The provincial transportation ministry lost a big case recently when the Supreme Court of Canada condemned its "egregious conduct" in steering a major highways contract to an ineligible bidder, then trying to cover up what it had done.
The high court upheld an earlier, no-less-damning finding from the B.C. Supreme Court regarding the $25-million contract to build a new road through Nisga'a territory in the Nass Valley in northwestern B.C.
The court record documented a series of decisions by officials that together undermined the integrity of the ministry's own bidding process as well as its broader obligations, as a public institution, to fairness and transparency.
The trouble began when the ministry accepted a belated bid on the contract from Brentwood Enterprises and Emil Anderson Construction. Brentwood was eligible based on its involvement at an earlier stage, but lacked the qualifications to complete the project. Emil Anderson had the expertise, but was a late addition to the process, hence ineligible to bid.
The ministry not only welcomed the duo, it selected them ahead of other bids that were both eligible and well qualified. "In short," the high court found, "a bid was accepted and the work awarded to a party who should not have been permitted to participate in the tender process."
Moreover the ministry "fully understood" that it had violated its own bidding process, as evidenced by the way it altered documents to minimize Emil Anderson's involvement, making it look as if the contract had gone to Brentwood and Brentwood alone. A coverup, in other words. Or as the court put it: "The ministry took active steps to obfuscate the reality of the true nature of the bid."

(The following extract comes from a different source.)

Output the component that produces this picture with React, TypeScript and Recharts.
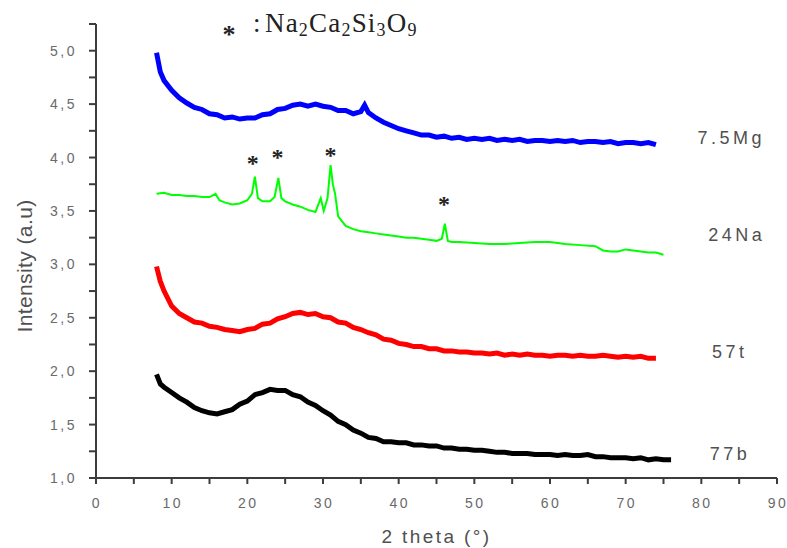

One of the losing bidders, Tercon Contractors, subsequently launched the court action.
The deplorable facts were determined four years ago, in a trial before B.C. Supreme Court Justice Janice Dillon. The provincial government was unable to overturn any of her findings of fact, and for the most part (according to the Feb. 12 decision from the Supreme Court of Canada) it did not even try.
But the province believed it had devised an escape hatch, one that was cleverly incorporated into the bidding process. Before submitting proposals, bidders were required to agree to an "exclusion clause," worded as follows:
"No proponent shall have any claim for compensation of any kind whatsoever as a result of participating in this process, and by submitting a proposal each proponent shall be deemed to have agreed that it has no claim."

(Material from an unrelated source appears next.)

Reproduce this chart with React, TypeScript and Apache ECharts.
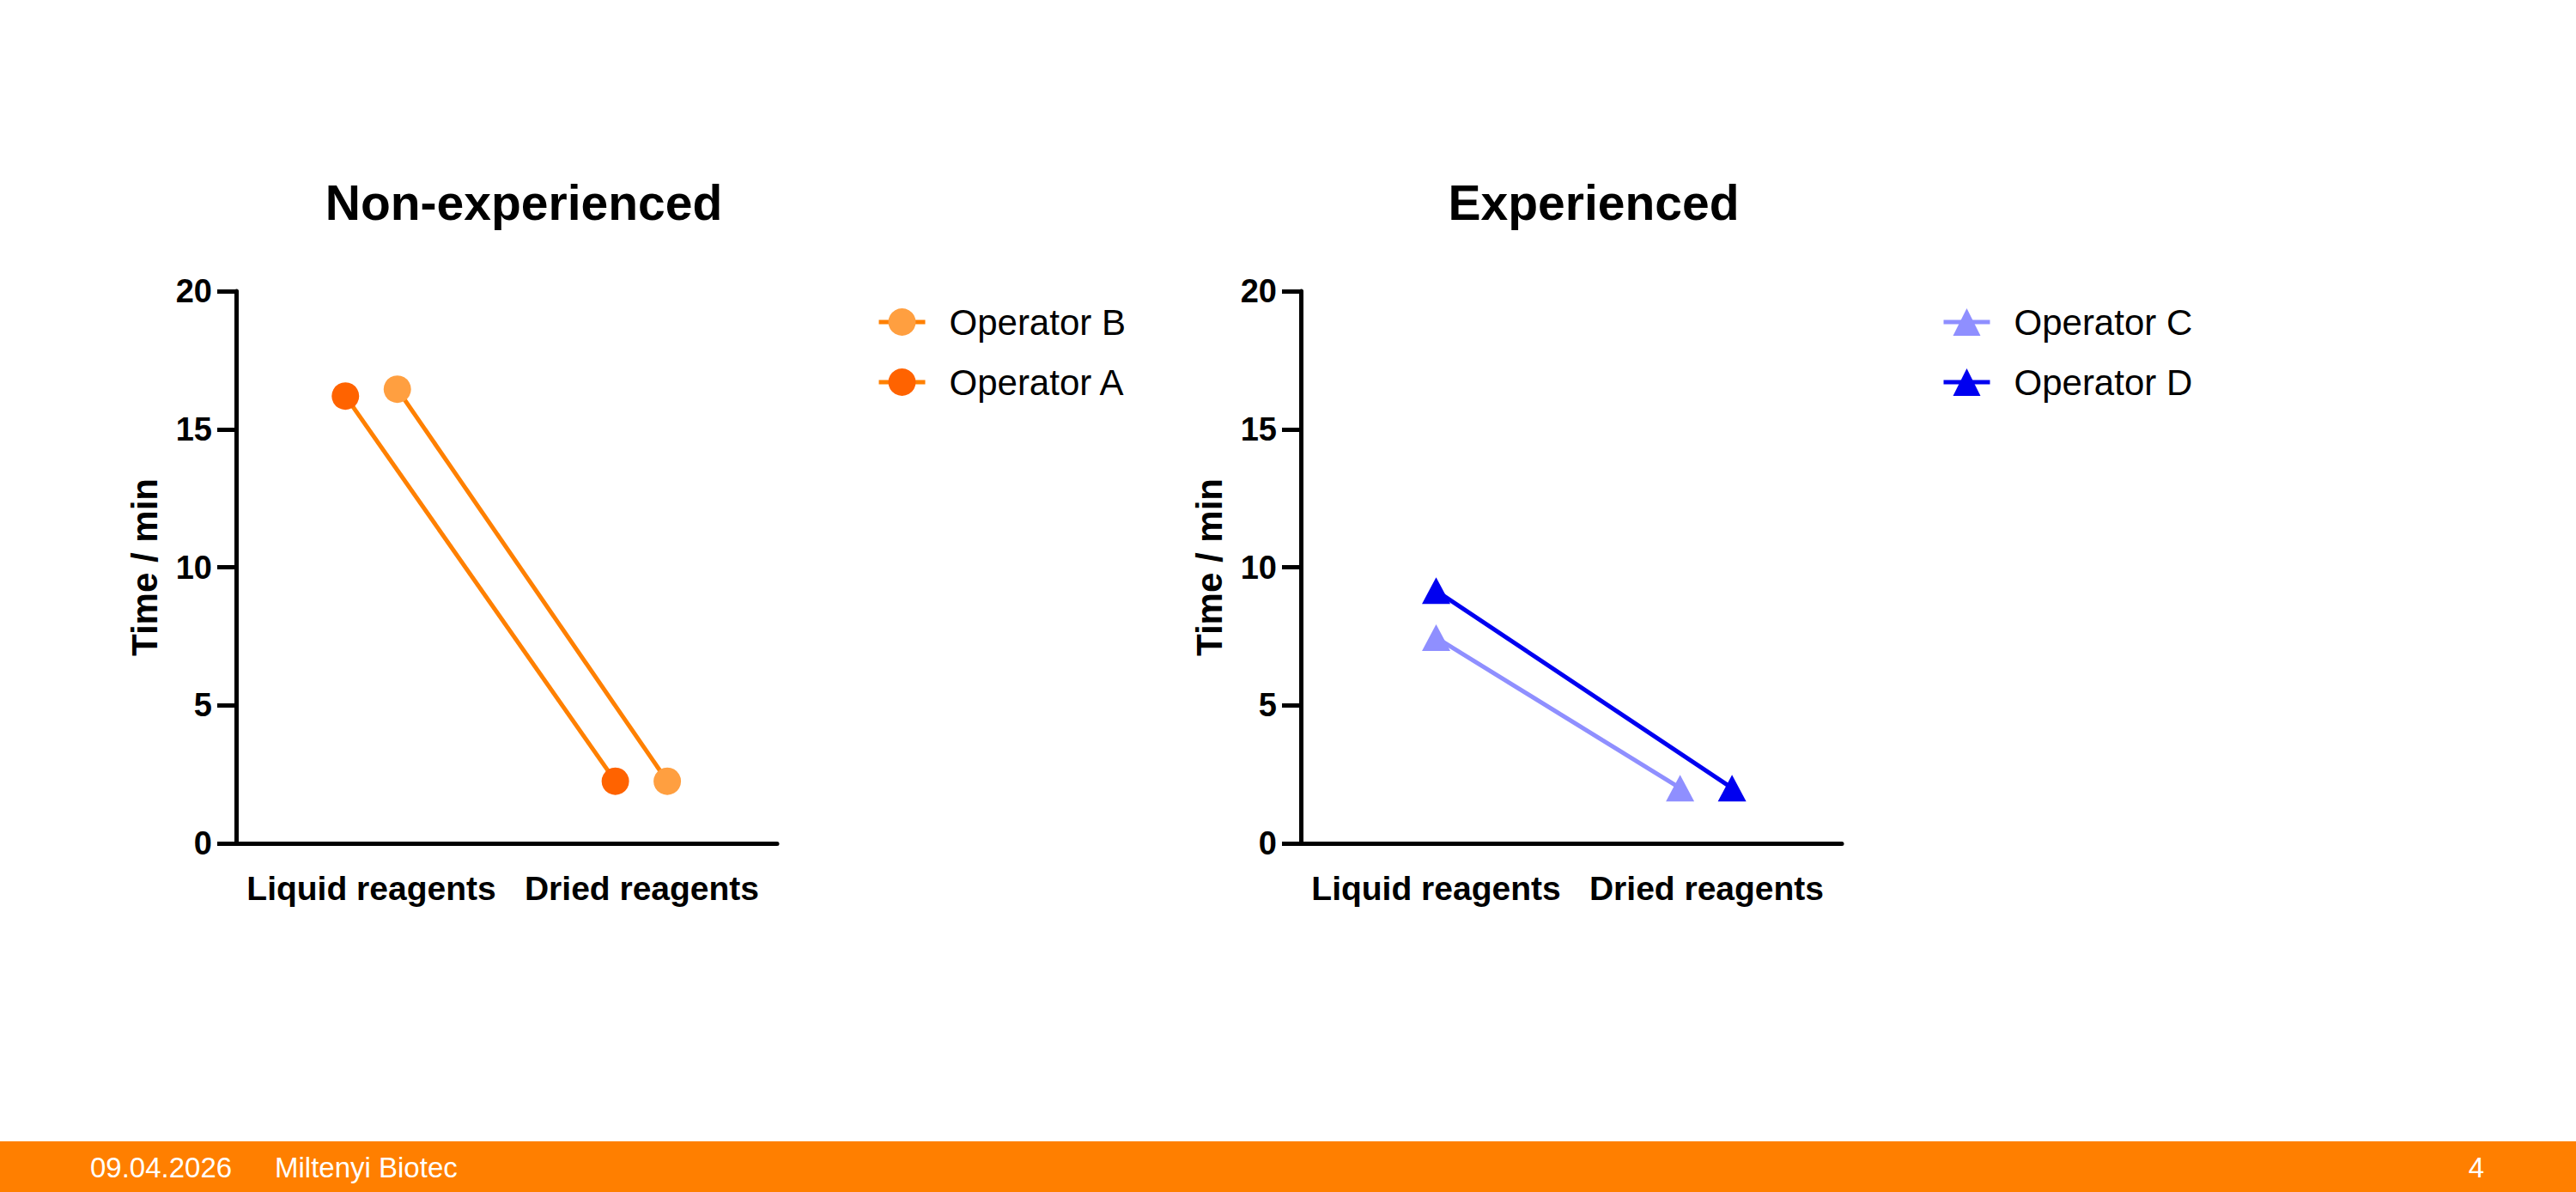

Tercon, the firm that filed the lawsuit, and the other bidders had all read those words and submitted their bids. Provincial government lawyers argued that the company had "agreed to the exclusion clause and must accept the consequences."
Thus, in the province's view, the exclusion clause should provide blanket immunity for any degree of bad behaviour by the ministry.
Except it didn't.
"I cannot accept the contention that by agreeing to exclude compensation for participating in this process, the parties could have intended to exclude a damages claim resulting from the province unfairly permitting a bidder to participate who was not eligible," wrote Justice Thomas Cromwell on behalf of the majority on the Supreme Court of Canada.

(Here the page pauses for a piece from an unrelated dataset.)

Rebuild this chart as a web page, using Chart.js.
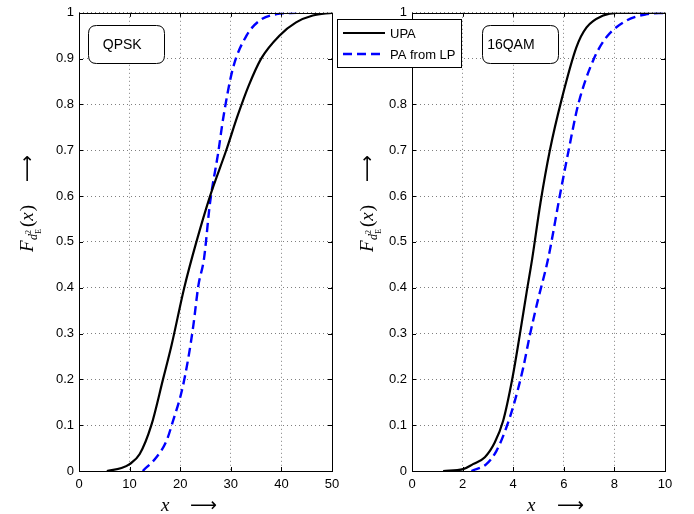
<!DOCTYPE html>
<html>
<head>
<meta charset="utf-8">
<script src="https://cdn.jsdelivr.net/npm/chart.js@4.4.0/dist/chart.umd.min.js"></script>
<style>
  html, body { margin: 0; padding: 0; background: #fff; }
  #wrap { position: relative; width: 694px; height: 514px; }
  #c1 { position: absolute; left: 0; top: 0; }
  #c2 { position: absolute; left: 330px; top: 0; }
</style>
</head>
<body>
<div id="wrap">
  <canvas id="c1" width="347" height="514"></canvas>
  <canvas id="c2" width="364" height="514"></canvas>
</div>
<script>
// values
const seriesNames = ['UPA', 'PA from LP'];
const yTicks = [0, 0.1, 0.2, 0.3, 0.4, 0.5, 0.6, 0.7, 0.8, 0.9, 1];

// QPSK panel
const qpskTicks = [0, 10, 20, 30, 40, 50];
const qpskUpaX = [5.5, 8.4, 10, 12, 14.3, 16.6, 18.3, 20.8, 23.2, 25.9, 29.1, 31.4, 33.5, 36.0, 39.6, 42.9, 46.2, 50];
const qpskUpaY = [0, 0.0065, 0.015, 0.037, 0.10, 0.20, 0.275, 0.40, 0.50, 0.60, 0.70, 0.777, 0.84, 0.90, 0.95, 0.979, 0.994, 1.0];
const qpskPaX = [12.6, 15.3, 17.3, 18.6, 20.3, 21.6, 22.6, 23.6, 24.7, 25.9, 27.5, 28.5, 30.4, 33.1, 35.7, 39, 43];
const qpskPaY = [0, 0.03, 0.066, 0.11, 0.174, 0.246, 0.318, 0.405, 0.463, 0.586, 0.694, 0.77, 0.878, 0.95, 0.983, 0.997, 1.0];

// 16QAM panel
const qamTicks = [0, 2, 4, 6, 8, 10];
const qamUpaX = [1.23, 2.02, 2.41, 2.88, 3.27, 3.6, 3.97, 4.26, 4.53, 4.75, 5.08, 5.45, 5.91, 6.5, 6.9, 7.56, 8.09, 10];
const qamUpaY = [0, 0.004, 0.015, 0.03, 0.062, 0.109, 0.203, 0.297, 0.39, 0.463, 0.586, 0.70, 0.81, 0.925, 0.968, 0.994, 1.0, 1.0];
const qamPaX = [2.35, 2.94, 3.34, 3.73, 4.06, 4.39, 4.66, 4.99, 5.38, 5.84, 6.17, 6.57, 7.16, 7.69, 8.48, 9.27, 10];
const qamPaY = [0, 0.015, 0.044, 0.095, 0.152, 0.224, 0.297, 0.376, 0.463, 0.60, 0.694, 0.80, 0.896, 0.947, 0.983, 0.997, 1.0];

const FONT = "'Liberation Sans', Arial, sans-serif";
const MATH = "'Liberation Serif', 'Times New Roman', serif";

function zip(xs, ys) {
  return xs.map((x, i) => ({ x: x, y: ys[i] }));
}

// frame, inward ticks, axis titles, text box and legend (matlab look)
const decor = {
  id: 'decor',
  afterDraw(chart, args, o) {
    const ctx = chart.ctx;
    const a = chart.chartArea;
    const sx = chart.scales.x, sy = chart.scales.y;
    ctx.save();
    ctx.setLineDash([]);
    ctx.strokeStyle = '#000';
    ctx.lineWidth = 1;
    ctx.strokeRect(Math.round(a.left) + 0.5, Math.round(a.top) + 0.5,
      Math.round(a.right - a.left), Math.round(a.bottom - a.top));
    ctx.beginPath();
    sx.ticks.forEach(t => {
      const px = Math.round(sx.getPixelForValue(t.value)) + 0.5;
      ctx.moveTo(px, a.bottom); ctx.lineTo(px, a.bottom - 4);
      ctx.moveTo(px, a.top); ctx.lineTo(px, a.top + 4);
    });
    sy.ticks.forEach(t => {
      const py = Math.round(sy.getPixelForValue(t.value)) + 0.5;
      ctx.moveTo(a.left, py); ctx.lineTo(a.left + 4, py);
      ctx.moveTo(a.right, py); ctx.lineTo(a.right - 4, py);
    });
    ctx.stroke();

    // y title: F_{d_E^2}(x)  -->
    ctx.fillStyle = '#000';
    ctx.save();
    ctx.translate(o.yTitleX, 252);
    ctx.rotate(-Math.PI / 2);
    ctx.textBaseline = 'alphabetic';
    let cx = 0;
    ctx.font = 'italic 19px ' + MATH;
    ctx.fillText('F', cx, 0); cx += ctx.measureText('F').width + 0.5;
    ctx.font = 'italic 12px ' + MATH;
    ctx.fillText('d', cx, 4); cx += ctx.measureText('d').width;
    ctx.font = '8px ' + MATH;
    ctx.fillText('2', cx, -2);
    ctx.fillText('E', cx, 8);
    cx += ctx.measureText('E').width + 2;
    ctx.font = '19px ' + MATH;
    ctx.fillText('(', cx, 0); cx += ctx.measureText('(').width;
    ctx.font = 'italic 19px ' + MATH;
    ctx.fillText('x', cx, 0); cx += ctx.measureText('x').width + 1;
    ctx.font = '19px ' + MATH;
    ctx.fillText(')', cx, 0);
    drawArrow(ctx, 252 - 182, -5);
    ctx.restore();

    // x title: x  -->
    ctx.save();
    ctx.font = 'italic 19px ' + MATH;
    ctx.textBaseline = 'alphabetic';
    ctx.fillText('x', o.xTitleX, 511);
    ctx.translate(0, 511);
    drawArrow(ctx, o.xArrowX, -5);
    ctx.restore();

    // rounded text box, placed in data coordinates
    const b = o.box;
    const x0 = sx.getPixelForValue(b.x0), x1 = sx.getPixelForValue(b.x1);
    const y0 = sy.getPixelForValue(b.y0), y1 = sy.getPixelForValue(b.y1);
    roundRect(ctx, Math.round(x0) + 0.5, Math.round(y0) + 0.5, Math.round(x1 - x0), Math.round(y1 - y0), 8);
    ctx.fillStyle = '#fff';
    ctx.fill();
    ctx.stroke();
    ctx.fillStyle = '#000';
    ctx.font = '14px ' + FONT;
    ctx.textBaseline = 'middle';
    ctx.fillText(b.text, sx.getPixelForValue(b.tx), (y0 + y1) / 2 + 1);

    if (o.legend) {
      const L = o.legend;
      ctx.fillStyle = '#fff';
      ctx.fillRect(L.x + 0.5, L.y + 0.5, L.w, L.h);
      ctx.strokeRect(L.x + 0.5, L.y + 0.5, L.w, L.h);
      chart.data.datasets.forEach((ds, i) => {
        const ly = L.y + 14 + i * 21;
        ctx.save();
        ctx.strokeStyle = ds.borderColor;
        ctx.lineWidth = ds.borderWidth;
        ctx.setLineDash(ds.borderDash || []);
        ctx.beginPath();
        ctx.moveTo(L.x + 6, ly); ctx.lineTo(L.x + 48, ly);
        ctx.stroke();
        ctx.restore();
        ctx.fillStyle = '#000';
        ctx.font = '13px ' + FONT;
        ctx.textBaseline = 'middle';
        ctx.fillText(ds.label, L.x + 53, ly + 1);
      });
    }
    ctx.restore();
  }
};

function drawArrow(ctx, x, y) {
  ctx.save();
  ctx.font = '19px DejaVu Sans';
  ctx.textBaseline = 'middle';
  const w = ctx.measureText('\u27F6').width;
  ctx.translate(x, y);
  ctx.scale(27 / w, 1);
  ctx.fillText('\u27F6', 0, 0);
  ctx.restore();
}

function roundRect(ctx, x, y, w, h, r) {
  ctx.beginPath();
  ctx.moveTo(x + r, y);
  ctx.lineTo(x + w - r, y);
  ctx.quadraticCurveTo(x + w, y, x + w, y + r);
  ctx.lineTo(x + w, y + h - r);
  ctx.quadraticCurveTo(x + w, y + h, x + w - r, y + h);
  ctx.lineTo(x + r, y + h);
  ctx.quadraticCurveTo(x, y + h, x, y + h - r);
  ctx.lineTo(x, y + r);
  ctx.quadraticCurveTo(x, y, x + r, y);
  ctx.closePath();
}

function makeChart(id, p) {
  return new Chart(document.getElementById(id), {
    type: 'line',
    data: {
      datasets: [
        { label: seriesNames[0], data: zip(p.upaX, p.upaY), borderColor: '#000', borderWidth: 2.2,
          pointRadius: 0, cubicInterpolationMode: 'monotone', fill: false },
        { label: seriesNames[1], data: zip(p.paX, p.paY), borderColor: '#0000ff', borderWidth: 2.4,
          borderDash: [9, 5], pointRadius: 0, cubicInterpolationMode: 'monotone', fill: false }
      ]
    },
    options: {
      responsive: false,
      animation: false,
      devicePixelRatio: 1,
      layout: { padding: { top: 9, right: p.padRight, left: 0, bottom: 0 } },
      plugins: {
        legend: { display: false },
        tooltip: { enabled: false },
        decor: p.decor
      },
      scales: {
        x: {
          type: 'linear', min: p.xTicks[0], max: p.xTicks[p.xTicks.length - 1],
          afterBuildTicks: s => { s.ticks = p.xTicks.map(v => ({ value: v })); },
          ticks: { color: '#000', font: { family: FONT, size: 13 }, padding: 6, maxRotation: 0 },
          grid: { color: 'rgba(0,0,0,0.5)', lineWidth: 1, drawTicks: false },
          border: { display: false, dash: [1, 3] },
          afterFit: s => { s.height = 43; }
        },
        y: {
          type: 'linear', min: 0, max: 1,
          afterBuildTicks: s => { s.ticks = yTicks.map(v => ({ value: v })); },
          ticks: { color: '#000', font: { family: FONT, size: 13 }, padding: 5,
            callback: v => String(Math.round(v * 10) / 10) },
          grid: { color: 'rgba(0,0,0,0.5)', lineWidth: 1, drawTicks: false },
          border: { display: false, dash: [1, 3] },
          afterFit: s => { s.width = p.yWidth; }
        }
      }
    },
    plugins: [decor]
  });
}

makeChart('c1', {
  upaX: qpskUpaX, upaY: qpskUpaY, paX: qpskPaX, paY: qpskPaY, xTicks: qpskTicks,
  yWidth: 79, padRight: 15,
  decor: {
    yTitleX: 33, xTitleX: 161, xArrowX: 190,
    box: { x0: 1.8, x1: 16.9, y0: 0.973, y1: 0.889, text: 'QPSK', tx: 4.7 }
  }
});

makeChart('c2', {
  upaX: qamUpaX, upaY: qamUpaY, paX: qamPaX, paY: qamPaY, xTicks: qamTicks,
  yWidth: 82, padRight: 29,
  decor: {
    yTitleX: 43, xTitleX: 197, xArrowX: 227,
    box: { x0: 2.76, x1: 5.77, y0: 0.973, y1: 0.889, text: '16QAM', tx: 2.97 },
    legend: { x: 7, y: 19, w: 124, h: 48 }
  }
});
</script>
</body>
</html>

"The provision as well, was not intended to allow the province to escape a damages claim for applying different eligible criteria, to the competitive disadvantage of other bidders and for taking steps designed to disguise the true state of affairs.
"I cannot conclude that the parties intended to waive compensation for conduct like that of the province in this case that strikes at the heart of the integrity and business efficacy of the tendering process."
The high court thereby upheld Justice Dillon's verdict and her award of $3.3 million in damages to Tercon.
A relatively small amount, given the ministry budget of $800 million for operations, another $1 billion for capital. But the potential implications could be far greater.
The abuses documented in this case -- the tampering, coverup and the rest -- actually happened in the last days of the previous New Democratic Party government.
But far from brushing off the documented wrongdoing as yet another instance of the kind of thing that went on in the "the dismal decade of the 1990s," the B.C. Liberals went to court to defend the ministry's conduct as well as the exclusion clause.
I'm guessing they did so because they wanted to maintain a free hand for themselves on tendering, with the exclusion clause as an all-purpose get-out-of-jail-free card.
They almost succeeded.
The high court decision was a narrow one, five judges siding with the contractor, four others saying it was not in the public interest to stick taxpayers with the bill for the ministry's questionable conduct.
In a subsequent column, I'll have more to say about the minority opinion, and the broader implications of this case for fair and open tendering in the public sector.